Les présidents chinois et américain, Xi Jinping et Joe Biden, lors d'une rencontre en Californie (Etats-Unis), le 15 novembre 2023. (XIE HUANCHI / XINHUA / AFP)

Plus récemment, les dernières déclarations du président chinois ont eu de quoi inquiéter la Maison Blanche. Lors de ses vœux pour 2024, Xi Jinping a en effet assuré que "la Chine sera inévitablement réunifiée" et que "tous les Chinois, de chaque côté du détroit de Taïwan", doivent partager un objectif commun : "la gloire de la nation chinoise".

Face aux projets de Pékin, les Etats-Unis n'ont pas changé leur volonté affichée : "S'opposer à tout changement de statu quo, par chacune des parties", comme le déclarait le chef de la diplomatie américaine, Antony Blinken, en juin dernier.

"Les querelles entre Taïwan et la Chine étaient fréquentes mais ne duraient que quelques semaines ou quelques mois.

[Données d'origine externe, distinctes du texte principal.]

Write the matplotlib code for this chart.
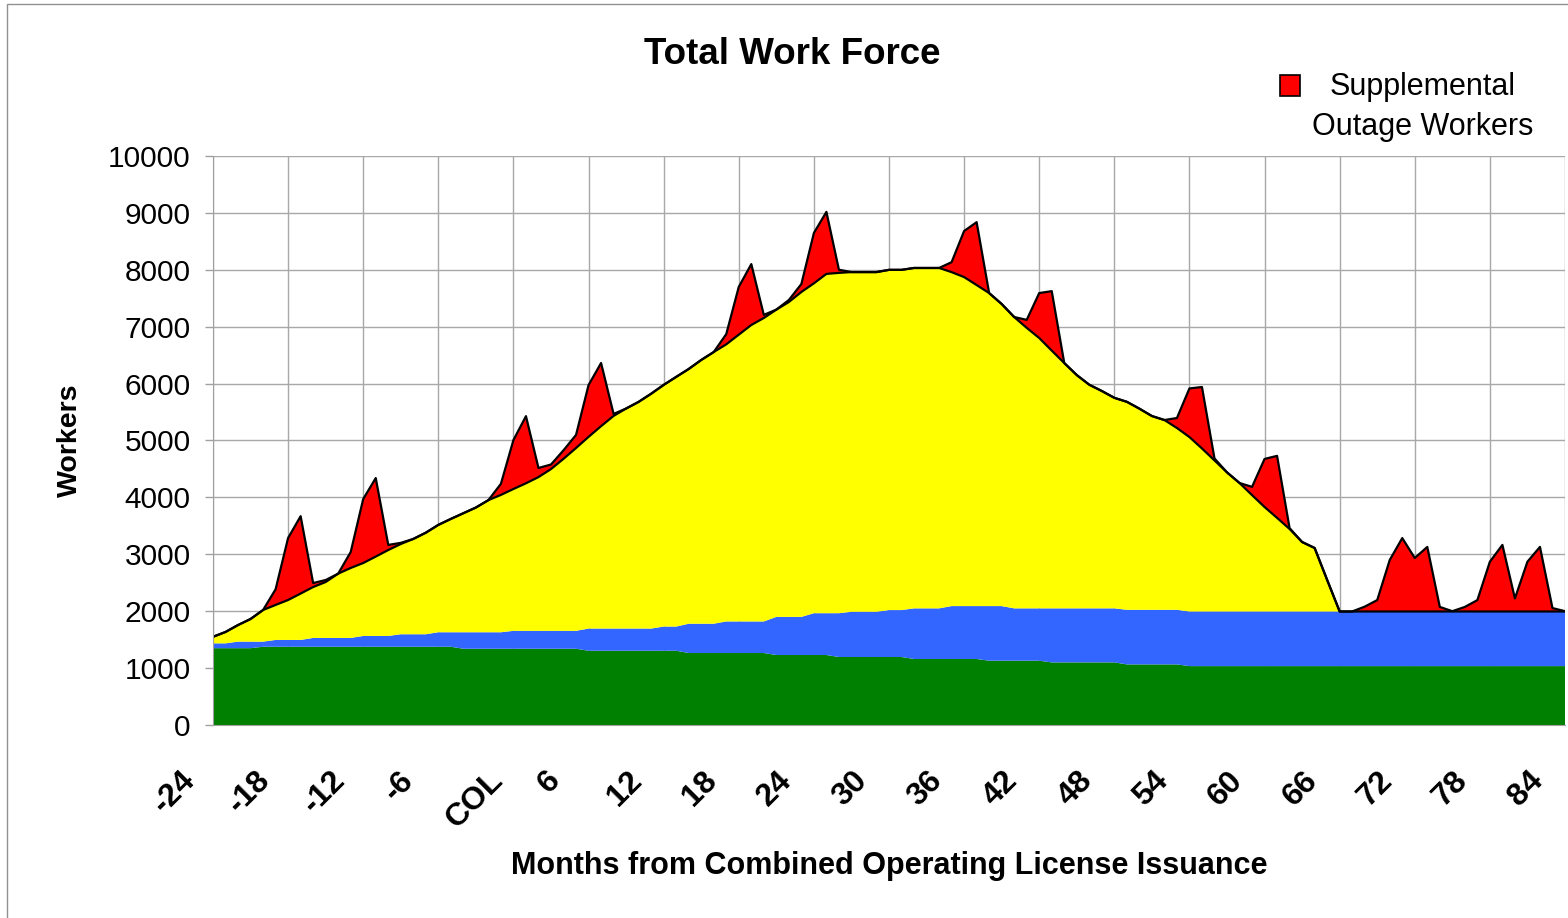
import matplotlib
matplotlib.use("Agg")
import matplotlib.pyplot as plt
import matplotlib.transforms as mtransforms
from matplotlib.patches import Rectangle
import numpy as np

plt.rcParams['font.family'] = ['Liberation Sans', 'DejaVu Sans']

# months from COL issuance, one point per month
months = list(range(-24, 85))
tick_months = list(range(-24, 85, 6))
tick_labels = [("COL" if m == 0 else str(m)) for m in tick_months]

# bottom layer (green)
green = ([1350] * 4 + [1375] * 16 + [1340] * 10 + [1305] * 8 + [1265] * 7 +
         [1230] * 5 + [1195] * 6 + [1160] * 6 + [1130] * 5 + [1100] * 6 +
         [1065] * 5 + [1035] * 31)

# second layer (blue)
blue = ([85] * 2 + [115] * 2 + [90] + [120] * 3 + [155] * 4 + [190] * 3 +
        [220] * 3 + [255] * 2 + [290] * 4 + [315] * 6 + [390] * 6 + [425] * 2 +
        [515] * 3 + [555] * 4 + [670] * 3 + [735] * 2 + [770] + [795] * 3 +
        [825] * 2 + [890] * 3 + [930] * 3 + [960] * 2 + [920] * 3 + [950] * 6 +
        [960] * 5 + [960] * 31)

# construction layer (yellow)
yellow = [115, 200, 292, 398, 556, 615, 702, 815, 895, 983,          # -24..-15
          1130, 1230, 1282, 1395, 1510, 1586, 1675, 1785, 1887, 1992,  # -14..-5
          2092, 2192, 2322, 2414, 2493, 2593, 2702, 2843, 3023, 3213,  # -4..5
          3369, 3557, 3737, 3867, 3984, 4127, 4247, 4388, 4477, 4635,  # 6..15
          4775, 4870, 5040, 5210, 5333, 5400, 5534, 5710, 5797, 5963,  # 16..25
          5981, 5970, 5970, 5970, 5979, 5979, 5982, 5982, 5982, 5869,  # 26..35
          5782, 5642, 5501, 5309, 5120, 4930, 4751, 4530, 4312, 4100,  # 36..45
          3930, 3820, 3700, 3655, 3535, 3405, 3335, 3195, 3065, 2865,  # 46..55
          2655, 2445, 2258, 2045, 1836, 1645, 1450, 1221, 1116, 555,   # 56..65
          ] + [0] * 19                                                  # 66..84

# supplemental outage workers (red)
red = ([0] * 5 + [275, 1090, 1360, 70, 35] + [0] +
       [280, 1125, 1380, 90, 20] + [0] * 7 +
       [195, 860, 1180, 160, 80, 150, 230, 910, 1110, 35] + [0] * 8 +
       [180, 840, 1070, 55] + [0] + [35, 140, 885, 1090, 55] + [0] * 8 +
       [175, 810, 1105] + [0] * 3 + [140, 790, 1045] + [0] * 9 +
       [175, 855, 1080, 35] + [0] * 2 + [145, 845, 1090, 15] + [0] * 5 +
       [85, 200, 905, 1290, 940, 1135, 80, 5, 80, 200, 875, 1170, 230,
        875, 1135, 60, 5])

fig = plt.figure(figsize=(15.68, 9.18), dpi=100)
ax = fig.add_axes([213 / 1568, 1 - 725 / 918, (1565 - 213) / 1568, (725 - 156) / 918])

ax.stackplot(months, green, blue, yellow, red,
             colors=['#008000', '#3366FF', '#FFFF00', '#FF0000'], lw=0)

# black outlines on the construction and outage layers
levels = np.cumsum([green, blue, yellow, red], axis=0)
ax.plot(months, levels[2], c='black', lw=1.6)
ax.plot(months, levels[3], c='black', lw=1.6)

ax.set_xlim(-24, 84)
ax.set_ylim(0, 10000)
ax.set_yticks(range(0, 10001, 1000))
ax.set_xticks(tick_months)
ax.set_xticklabels(tick_labels, rotation=45, ha='center', fontsize=23,
                   fontweight='bold')
ax.tick_params(axis='x', length=0, pad=29)
ax.tick_params(axis='y', length=6, width=1, color='#a0a0a0', pad=10,
               labelsize=21.5)
shift = mtransforms.ScaledTranslation(-0.39, 0, fig.dpi_scale_trans)
for lab in ax.get_xticklabels():
    lab.set_transform(lab.get_transform() + shift)

ax.grid(True, color='#a8a8a8', lw=1)
ax.set_axisbelow(True)
for s in ['top', 'right']:
    ax.spines[s].set_visible(False)
for s in ['left', 'bottom']:
    ax.spines[s].set_color('#a0a0a0')

ax.set_ylabel("Workers", fontsize=20.5, fontweight='bold', labelpad=18)
ax.set_xlabel("Months from Combined Operating License Issuance",
              fontsize=22, fontweight='bold', labelpad=12)
fig.text(0.505, 1 - 54 / 918, "Total Work Force", fontsize=26.5,
         fontweight='bold', ha='center', va='center')

# legend
fig.add_artist(Rectangle((1280 / 1568, 1 - 96 / 918), 20 / 1568, 21 / 918,
                         transform=fig.transFigure, fc='#FF0000', ec='black',
                         lw=1.2))
fig.text(1423 / 1568, 1 - 107 / 918, "Supplemental\nOutage Workers",
         fontsize=22, ha='center', va='center', multialignment='center',
         linespacing=1.45)

# outer frame
fig.add_artist(Rectangle((7 / 1568, -0.1), 1.2, 1.1 - 4 / 918,
                         transform=fig.transFigure, fill=False,
                         ec='#909090', lw=1))

fig.savefig('out.png', dpi=100)
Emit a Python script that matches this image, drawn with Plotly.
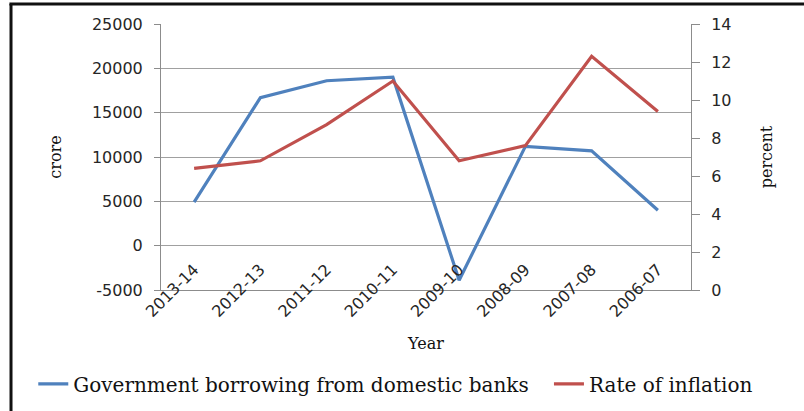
import plotly.graph_objects as go

years = ["2013-14", "2012-13", "2011-12", "2010-11", "2009-10", "2008-09", "2007-08", "2006-07"]
borrowing = [4900, 16700, 18600, 19000, -3900, 11200, 10700, 4000]
inflation = [6.4, 6.8, 8.7, 11.0, 6.8, 7.6, 12.3, 9.4]
left_ticks = [-5000, 0, 5000, 10000, 15000, 20000, 25000]
left_labels = ["-5000", "0", "5000", "10000", "15000", "20000", "25000"]

fig = go.Figure()
fig.add_trace(go.Scatter(x=years, y=borrowing, mode="lines", name="Government borrowing from domestic banks",
                         line=dict(color="#4F81BD", width=3.2), yaxis="y", legend="legend"))
fig.add_trace(go.Scatter(x=years, y=inflation, mode="lines", name="Rate of inflation",
                         line=dict(color="#C0504D", width=3.2), yaxis="y2", legend="legend2"))

tickfont = dict(family="DejaVu Sans", size=16, color="#262626")
serif = "DejaVu Serif"
legfont = dict(family=serif, size=20, color="#111111")

fig.update_layout(
    width=804, height=411,
    margin=dict(l=161, r=113, t=24, b=121, autoexpand=False),
    paper_bgcolor="white", plot_bgcolor="white",
    showlegend=True,
    legend=dict(orientation="h", x=-0.241, xanchor="left", y=-0.353, yanchor="middle",
                font=legfont, bgcolor="rgba(0,0,0,0)"),
    legend2=dict(orientation="h", x=0.732, xanchor="left", y=-0.353, yanchor="middle",
                 font=legfont, bgcolor="rgba(0,0,0,0)"),
    xaxis=dict(type="category", range=[-0.5, 7.5], showgrid=False, showline=True, linecolor="#8c8c8c",
               linewidth=1, ticks="", tickangle=-45, tickfont=tickfont, ticklabelstandoff=-37,
               title=dict(text="Year", font=dict(family=serif, size=16, color="#111111"), standoff=17),
               automargin=False),
    yaxis=dict(range=[-5000, 25000], tickmode="array", tickvals=left_ticks, ticktext=left_labels,
               showgrid=True, gridcolor="#a0a0a0", gridwidth=1,
               showline=True, linecolor="#8c8c8c", ticks="outside", ticklen=6, tickcolor="#8c8c8c",
               tickfont=tickfont, zeroline=False, automargin=False, ticklabelstandoff=8,
               title=dict(text="crore", font=dict(family=serif, size=16, color="#111111"), standoff=26)),
    yaxis2=dict(range=[0, 14], dtick=2, overlaying="y", side="right", showgrid=False,
                showline=True, linecolor="#8c8c8c", ticks="outside", ticklen=8, tickcolor="#8c8c8c",
                tickfont=tickfont, zeroline=False, automargin=False, ticklabelstandoff=8,
                title=dict(text="percent", font=dict(family=serif, size=16, color="#111111"), standoff=30)),
    shapes=[
        dict(type="line", xref="paper", yref="paper", x0=-0.283, x1=-0.283, y0=1.0752, y1=-0.46,
             line=dict(color="#111111", width=3)),
        dict(type="line", xref="paper", yref="paper", x0=-0.286, x1=1.22, y0=1.0752, y1=1.0752,
             line=dict(color="#111111", width=3)),
    ],
)

fig.write_html("out.html", config={"displayModeBar": False},
               post_script="document.body.style.margin='0';document.body.style.overflow='hidden';")
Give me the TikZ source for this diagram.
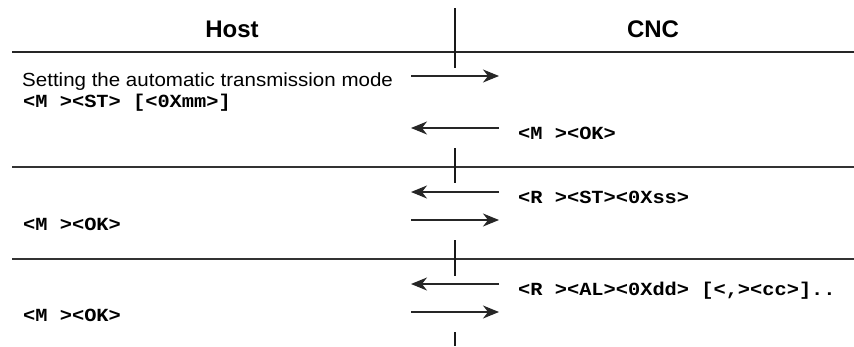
\documentclass[tikz,border=0pt]{standalone}
\usepackage{fontspec}
\setmainfont{Liberation Sans}[FakeStretch=1.08]
\newfontfamily\hdfont{Liberation Sans}
\newfontfamily\monofont{Liberation Mono}[FakeStretch=1.1]
\usetikzlibrary{arrows.meta}
\begin{document}
\begin{tikzpicture}[x=1pt,y=-1pt,
  hd/.style={font=\hdfont\bfseries\fontsize{24}{26}\selectfont, inner sep=0pt, anchor=base},
  txt/.style={font=\fontsize{19}{22}\selectfont, inner sep=0pt, anchor=base west},
  code/.style={font=\monofont\bfseries\fontsize{18.5}{20}\selectfont, inner sep=0pt, anchor=base west},
  toprule/.style={line width=2.6pt, draw=black!85},
  midrule/.style={line width=1.8pt, draw=black!80},
  msg/.style={line width=1.3pt, draw=black!85, -{Stealth[length=16pt,width=13pt,inset=5pt]}},
  life/.style={line width=1.5pt, draw=black!90}]
\useasboundingbox (0,0) rectangle (854,346);
% headers
\node[hd] (host) at (232,37) {Host};
\node[hd] (cnc) at (653,37) {CNC};
% rules
\coordinate (r1a) at (12,52);  \coordinate (r1b) at (854,52);
\coordinate (r2a) at (12,167); \coordinate (r2b) at (854,167);
\coordinate (r3a) at (12,259); \coordinate (r3b) at (854,259);
\draw[toprule] (r1a) -- (r1b);
\draw[midrule] (r2a) -- (r2b);
\draw[midrule] (r3a) -- (r3b);
% lifeline segments
\coordinate (v1a) at (455,8);   \coordinate (v1b) at (455,68);
\coordinate (v2a) at (455,148); \coordinate (v2b) at (455,183);
\coordinate (v3a) at (455,240); \coordinate (v3b) at (455,276);
\coordinate (v4a) at (455,332); \coordinate (v4b) at (455,346);
\draw[life] (v1a) -- (v1b);
\draw[life] (v2a) -- (v2b);
\draw[life] (v3a) -- (v3b);
\draw[life] (v4a) -- (v4b);
% messages
\coordinate (a1l) at (411,76);  \coordinate (a1r) at (499,76);
\coordinate (a2l) at (411,128); \coordinate (a2r) at (499,128);
\coordinate (a3l) at (411,192); \coordinate (a3r) at (499,192);
\coordinate (a4l) at (411,220); \coordinate (a4r) at (499,220);
\coordinate (a5l) at (411,284); \coordinate (a5r) at (499,284);
\coordinate (a6l) at (411,312); \coordinate (a6r) at (499,312);
\draw[msg] (a1l) -- (a1r);
\draw[msg] (a2r) -- (a2l);
\draw[msg] (a3r) -- (a3l);
\draw[msg] (a4l) -- (a4r);
\draw[msg] (a5r) -- (a5l);
\draw[msg] (a6l) -- (a6r);
% texts
\node[txt] (t1) at (22,86) {Setting the automatic transmission mode};
\node[code] (t2) at (23,107) {<M ><ST> [<0Xmm>]};
\node[code] (t3) at (518,139) {<M ><OK>};
\node[code] (t4) at (518,203) {<R ><ST><0Xss>};
\node[code] (t5) at (23,230) {<M ><OK>};
\node[code] (t6) at (518,295) {<R ><AL><0Xdd> [<,><cc>]..};
\node[code] (t7) at (23,321) {<M ><OK>};
\end{tikzpicture}
\end{document}
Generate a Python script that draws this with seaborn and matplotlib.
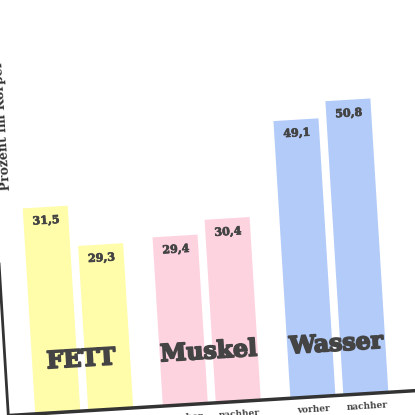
import matplotlib
matplotlib.use('Agg')
import matplotlib.pyplot as plt
import matplotlib.patheffects as pe
from matplotlib.transforms import Affine2D
import seaborn as sns
import pandas as pd

categories = ['FETT', 'Muskel', 'Wasser']
zeitpunkte = ['vorher', 'nachher']
# bar heights as drawn in the picture (the printed numbers don't quite match them)
fett = [35.8, 28.7]
muskel = [29.4, 31.9]
wasser = [48.3, 51.2]
value_labels = [['31,5', '29,3'], ['29,4', '30,4'], ['49,1', '50,8']]
bar_colors = ['#fffcaa', '#fdd3e0', '#b3cbf8']

df = pd.DataFrame({
    'Kategorie': [c for c in categories for _ in zeitpunkte],
    'Zeit': zeitpunkte * len(categories),
    'Prozent': fett + muskel + wasser,
})

sns.set_style('white')
plt.rcParams['font.family'] = ['DejaVu Serif']
text_color = '#444444'

fig = plt.figure(figsize=(4.15, 4.15), dpi=100)
ax = fig.add_axes([-4 / 415, 12 / 415, 444 / 415, 345 / 415])
sns.barplot(data=df, x='Kategorie', y='Prozent', hue='Zeit', order=categories,
            hue_order=zeitpunkte, width=0.83, gap=0.15, saturation=1,
            legend=False, ax=ax)
ax.set_xlim(-0.595, 2.879)
ax.set_ylim(0, 60)
ax.axis('off')

# the whole chart is photographed slightly tilted
angle = 3.5
rot = Affine2D().rotate_deg_around(207.5, 207.5, angle)
tilt = ax.transData + rot

# heavier look for the slab-serif lettering
heavy = [pe.withStroke(linewidth=1.3, foreground=text_color)]
semi = [pe.withStroke(linewidth=0.5, foreground=text_color)]

for j, container in enumerate(ax.containers):
    for i, bar in enumerate(container):
        bar.set_facecolor(bar_colors[i])
        bar.set_edgecolor('none')
        bar.set_transform(tilt)
        bar.set_clip_on(False)
        x = bar.get_x() + bar.get_width() / 2
        ax.text(x, bar.get_height() - 2.3, value_labels[i][j], transform=tilt,
                rotation=angle, rotation_mode='anchor', ha='center', va='center',
                fontsize=8, fontweight='bold', color=text_color, clip_on=False,
                path_effects=semi)
        ax.text(x, -2.2, zeitpunkte[j], transform=tilt,
                rotation=angle, rotation_mode='anchor', ha='center', va='center',
                fontsize=6.5, fontweight='bold', color=text_color, clip_on=False)

for i, cat in enumerate(categories):
    ax.text(i, 9, cat, transform=tilt, rotation=angle, rotation_mode='anchor',
            ha='center', va='center', fontsize=17, fontweight='bold',
            color=text_color, clip_on=False, path_effects=heavy)

ax.text(-0.509, 50.4, 'Prozent im Körper', transform=tilt, rotation=90 + angle,
        rotation_mode='anchor', ha='center', va='center', fontsize=9,
        fontweight='bold', color='#333333', clip_on=False)

base = ax.axhline(0, color='#333333', lw=2.5)
base.set_transform(base.get_transform() + rot)
base.set_clip_on(False)
left = ax.axvline(-0.595, color='#333333', lw=2)
left.set_transform(left.get_transform() + rot)
left.set_clip_on(False)

fig.savefig('out.png', dpi=100)
plt.close(fig)
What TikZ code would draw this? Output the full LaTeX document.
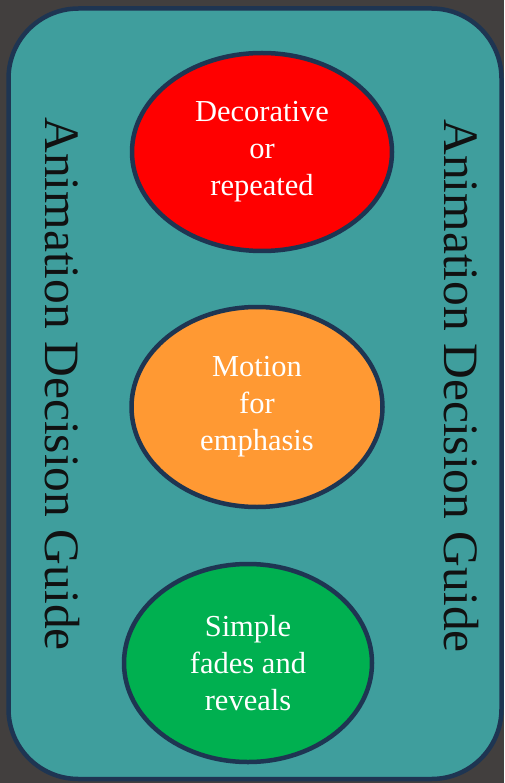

Depuis 2020, la crise est devenue permanente."

Marc Julienne, spécialiste de la Chine

à franceinfo

Il faut dire que Washington, comme le reste du monde, a tout intérêt à éviter l'embrasement autour de Taïwan. "Le Japon, la Corée du Sud et les Philippines ne cachent pas leurs préoccupations, tout comme l'Union européenne", explique le chercheur, qui évoque un conflit dont les effets seraient plus larges que la guerre en Ukraine ou celle qui oppose Israël au Hamas.

La crainte d'un nouveau conflit

"Tout le monde est lié avec Taïwan, souligne Marc Julienne. Le détroit est une route commerciale internationale extrêmement importante, le moindre incident ou même accident dans cette région du monde aura des conséquences très fortes." Principal fabricant de semi-conducteurs de moyenne et haut de gamme, Taïwan alimente par ailleurs de nombreuses industries essentielles, comme l'automobile ou l'informatique. Le pays est bien conscient de l'importance de son savoir-faire, qu'il utilise comme un bouclier et pour continuer à exister aux yeux du monde.

"Tous les acteurs scrutent ces élections, car le risque d'escalade est très élevé."

Marc Julienne, spécialiste de la Chine

à franceinfo

"Il est question d'une crise économique, mais avant tout d'une possible guerre avec plusieurs nations impliquées, voire d'une guerre mondiale", poursuit le chercheur.

Avant de rejoindre les bureaux de vote, les habitants de l'île ont d'ailleurs été de plus en plus nombreux ces derniers mois à se tourner vers des formations au maniement des armes, comme l'a observé la chaîne australienne ABC News. Un symptôme parmi d'autres de l'anxiété toujours plus forte qui frappe la région.